Depois de um protegido que bateu todos os registos, Bowman tem mais ouro nas mãos que consegue superar os recordes da sua melhor produção (e os 400 estilos nos Mundiais de Fukuoka foram uma das derradeiras marcas quebradas). Quando Phelps (que também anda por Paris) e Marchand se conheceram pessoalmente, o norte-americano deu-lhe os parabéns e admitiu também que acha que ele poderá fazer um tempo ainda mais rápido. Não foi agora nos Jogos, será mais tarde. Afinal, o gaulês tem apenas 22 anos e tem potencial de crescimento nos treinos a nível de força e resistência (a técnica foi aquilo que mais deu nas vistas).
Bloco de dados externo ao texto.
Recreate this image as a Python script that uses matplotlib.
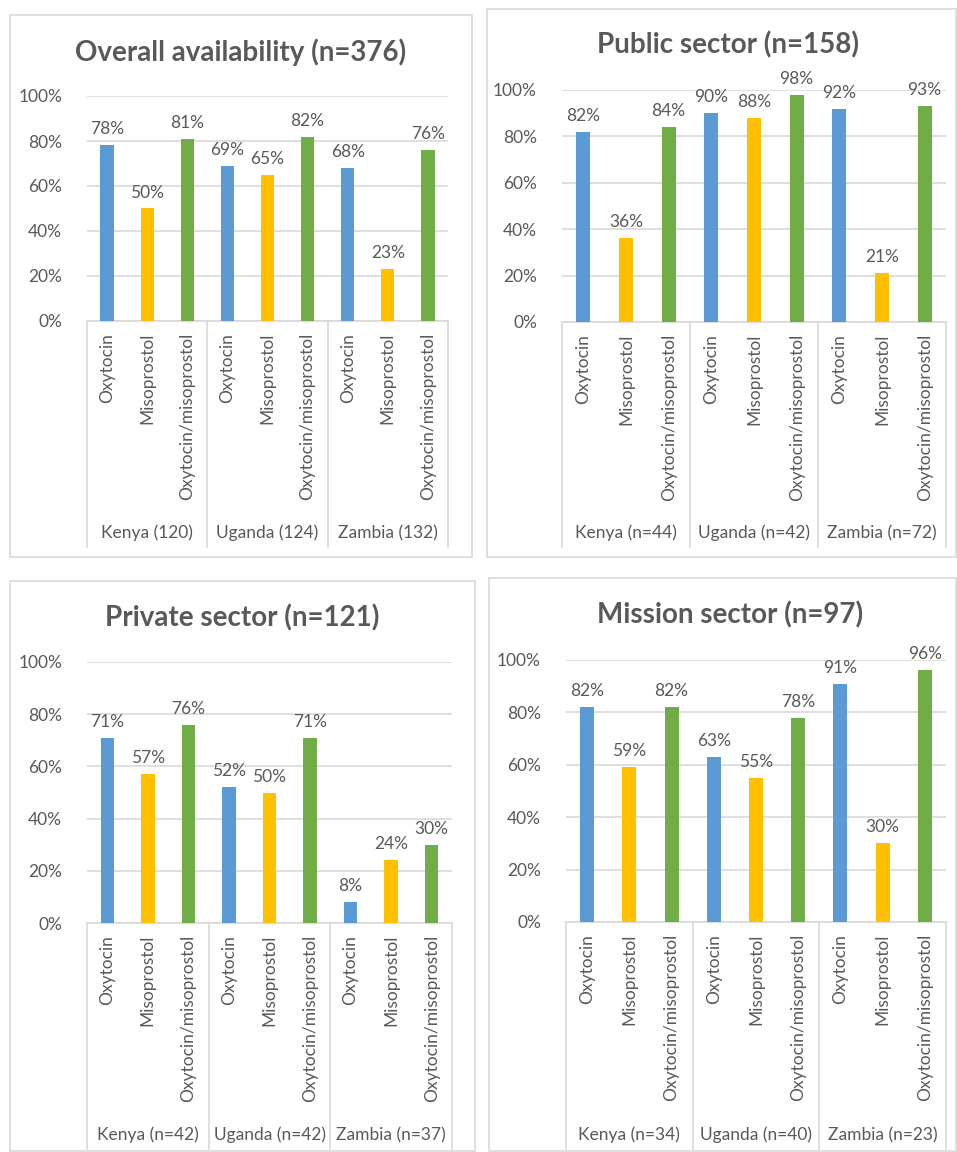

Marchand cresce e não vai parar de crescer. Bater o recorde mundial dos 400 estilos de Phelps é um sonho de todos aqueles que nadam a distância mas o contexto em que se sagrou campeão olímpico em casa será uma imagem que não mais irá esquecer. No momento da prova, depois da prova, antes da cerimónia de entrega das medalhas, com Léon a cumprimentar várias pessoas próximas que estavam na primeira fila enquanto ia a caminho do pódio ao som de “Léon, Léon, Léon”. Quando subiu ao ponto mais alto, cerrou o punho e olhou à volta. A cena poderia ter sido tirada de um filme dos tempos dos imperadores. Ele é o novo Imperador.